§ Data shown
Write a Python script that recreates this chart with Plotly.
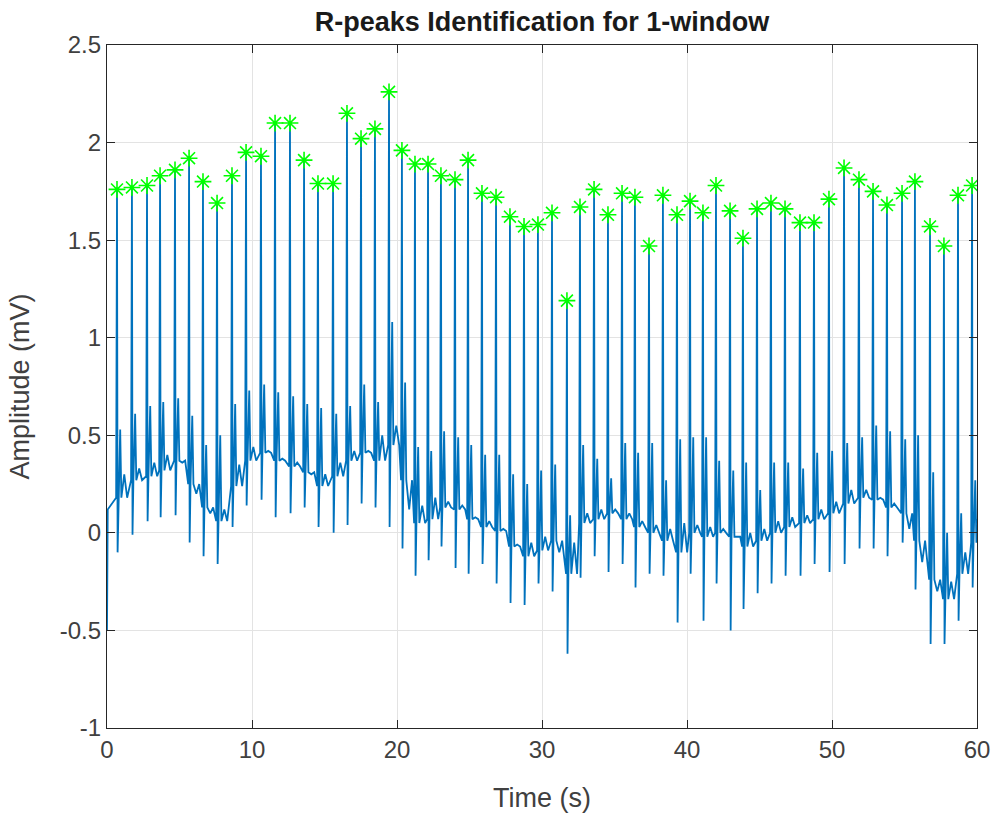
import plotly.graph_objects as go

# R-peak times (s) and amplitudes (mV)
r_times = [0.69, 1.72, 2.76, 3.66, 4.69, 5.66, 6.62, 7.59, 8.62, 9.59,
           10.62, 11.59, 12.62, 13.59, 14.55, 15.59, 16.55, 17.52, 18.48, 19.45,
           20.34, 21.24, 22.14, 23.03, 24.00, 24.90, 25.86, 26.83, 27.79, 28.76,
           29.72, 30.69, 31.72, 32.62, 33.59, 34.55, 35.52, 36.41, 37.38, 38.34,
           39.31, 40.21, 41.10, 42.00, 42.97, 43.86, 44.83, 45.79, 46.76, 47.79,
           48.76, 49.79, 50.83, 51.86, 52.83, 53.79, 54.83, 55.72, 56.76, 57.72,
           58.69, 59.66]
r_amps = [1.76, 1.77, 1.78, 1.83, 1.86, 1.92, 1.80, 1.69, 1.83, 1.95,
          1.93, 2.10, 2.10, 1.91, 1.79, 1.79, 2.15, 2.02, 2.07, 2.26,
          1.96, 1.89, 1.89, 1.83, 1.81, 1.91, 1.74, 1.72, 1.62, 1.57,
          1.58, 1.64, 1.19, 1.67, 1.76, 1.63, 1.74, 1.72, 1.47, 1.73,
          1.63, 1.70, 1.64, 1.78, 1.65, 1.51, 1.66, 1.69, 1.66, 1.59,
          1.59, 1.71, 1.87, 1.81, 1.75, 1.68, 1.74, 1.80, 1.57, 1.47,
          1.73, 1.78]
# baseline level around each beat (mV)
baseline = [0.18, 0.27, 0.29, 0.32, 0.37, 0.25, 0.13, 0.06, 0.24, 0.37,
            0.41, 0.37, 0.34, 0.31, 0.24, 0.29, 0.37, 0.41, 0.37, 0.45,
            0.27, 0.05, 0.07, 0.13, 0.12, 0.07, 0.03, 0.01, -0.07, -0.12,
            -0.09, -0.04, -0.21, 0.05, 0.07, 0.10, 0.07, 0.03, 0.00, -0.04,
            -0.10, 0.00, -0.02, 0.00, -0.02, -0.07, -0.04, 0.00, 0.03, 0.05,
            0.07, 0.10, 0.15, 0.18, 0.17, 0.13, 0.10, -0.04, -0.24, -0.34,
            -0.21, -0.05]
# broad wave level between beats (mV)
mid_levels = [0.30, 0.33, 0.36, 0.40, 0.36, 0.20, 0.10, 0.12, 0.35, 0.44,
              0.42, 0.38, 0.36, 0.30, 0.30, 0.36, 0.42, 0.42, 0.50, 0.55,
              0.12, 0.14, 0.18, 0.16, 0.14, 0.08, 0.06, 0.02, -0.06, -0.05,
              -0.02, -0.10, -0.05, 0.10, 0.12, 0.12, 0.10, 0.06, 0.04, 0.02,
              0.05, 0.04, 0.03, 0.02, -0.02, 0.00, 0.02, 0.06, 0.08, 0.09,
              0.12, 0.16, 0.22, 0.22, 0.18, 0.15, 0.02, -0.15, -0.30, -0.25,
              -0.10, 0.02]
# S-wave minimum after each R peak (mV)
s_mins = [-0.10, -0.01, 0.06, 0.08, 0.09, -0.05, -0.12, -0.16, 0.03, 0.14,
          0.17, 0.08, 0.10, 0.13, 0.03, 0.00, 0.04, 0.15, 0.13, 0.03,
          -0.08, -0.22, -0.14, -0.07, -0.18, -0.21, -0.16, -0.26, -0.36, -0.37,
          -0.26, -0.30, -0.62, -0.23, -0.12, -0.20, -0.16, -0.28, -0.21, -0.22,
          -0.46, -0.21, -0.45, -0.26, -0.50, -0.39, -0.31, -0.26, -0.22, -0.22,
          -0.16, -0.20, -0.16, -0.08, -0.08, -0.12, -0.05, -0.29, -0.57, -0.57,
          -0.45, -0.28]
# secondary upward spike after each beat (mV)
t_peaks = [0.53, 0.61, 0.65, 0.67, 0.69, 0.60, 0.45, 0.50, 0.66, 0.73,
           0.76, 0.72, 0.70, 0.66, 0.64, 0.61, 0.65, 0.76, 0.67, 1.08,
           0.77, 0.44, 0.42, 0.52, 0.49, 0.45, 0.40, 0.40, 0.30, 0.25,
           0.32, 0.35, 0.09, 0.45, 0.38, 0.28, 0.46, 0.41, 0.46, 0.27,
           0.48, 0.49, 0.49, 0.37, 0.32, 0.36, 0.22, 0.36, 0.36, 0.33,
           0.41, 0.42, 0.46, 0.49, 0.55, 0.52, 0.48, 0.50, 0.31, 0.00,
           0.10, 0.27]
start_value = -0.5
end_value = 0.07

# build the ECG trace from the per-beat values
t_sig = [0.0, 0.05]
v_sig = [start_value, 0.12]
for i, tr in enumerate(r_times):
    b = baseline[i]
    m = mid_levels[i]
    t_sig += [tr - 0.06, tr, tr + 0.04, tr + 0.10, tr + 0.22, tr + 0.30,
              tr + 0.50, tr + 0.70]
    v_sig += [b, r_amps[i], s_mins[i], b, t_peaks[i], b, m, b]
t_sig.append(60.0)
v_sig.append(end_value)

FONT = "Liberation Sans, Arial"

fig = go.Figure()
fig.add_trace(go.Scatter(x=t_sig, y=v_sig, mode="lines",
                         line=dict(color="#0072BD", width=1.8),
                         showlegend=False, hoverinfo="skip"))
fig.add_trace(go.Scatter(x=r_times, y=r_amps, mode="markers",
                         marker=dict(symbol="asterisk-open", size=14,
                                     color="#00FF00",
                                     line=dict(color="#00FF00", width=1.6)),
                         showlegend=False))

axis_common = dict(showline=True, linecolor="#262626", linewidth=1.3,
                   mirror="ticks", ticks="inside", ticklen=8,
                   tickcolor="#262626", tickwidth=1.3,
                   showgrid=True, gridcolor="#E3E3E3", gridwidth=1,
                   zeroline=False, automargin=False,
                   tickfont=dict(family=FONT, size=24, color="#404040"))

fig.update_layout(
    width=991, height=814,
    margin=dict(l=107, r=14, t=45, b=86),
    paper_bgcolor="white", plot_bgcolor="white",
    title=dict(text="<b>R-peaks Identification for 1-window</b>",
               x=(107 + 977) / 2 / 991, xanchor="center",
               y=1 - 22 / 814, yanchor="middle",
               font=dict(family=FONT, size=27, color="#1a1a1a")),
    xaxis=dict(range=[0, 60], tickvals=[0, 10, 20, 30, 40, 50, 60],
               title=dict(text="Time (s)", standoff=26,
                          font=dict(family=FONT, size=27, color="#404040")),
               **axis_common),
    yaxis=dict(range=[-1, 2.5], tickvals=[-1, -0.5, 0, 0.5, 1, 1.5, 2, 2.5],
               ticktext=["-1", "-0.5", "0", "0.5", "1", "1.5", "2", "2.5"],
               title=dict(text="Amplitude (mV)", standoff=22,
                          font=dict(family=FONT, size=27, color="#404040")),
               **axis_common),
)

fig.write_html("out.html")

§ Task objective
Restate the material word for word from its first line through the line containing "import plotly.graph_objects as go", both included; the pictures do not belong in it.

§ Response
Write a Python script that recreates this chart with Plotly.
import plotly.graph_objects as go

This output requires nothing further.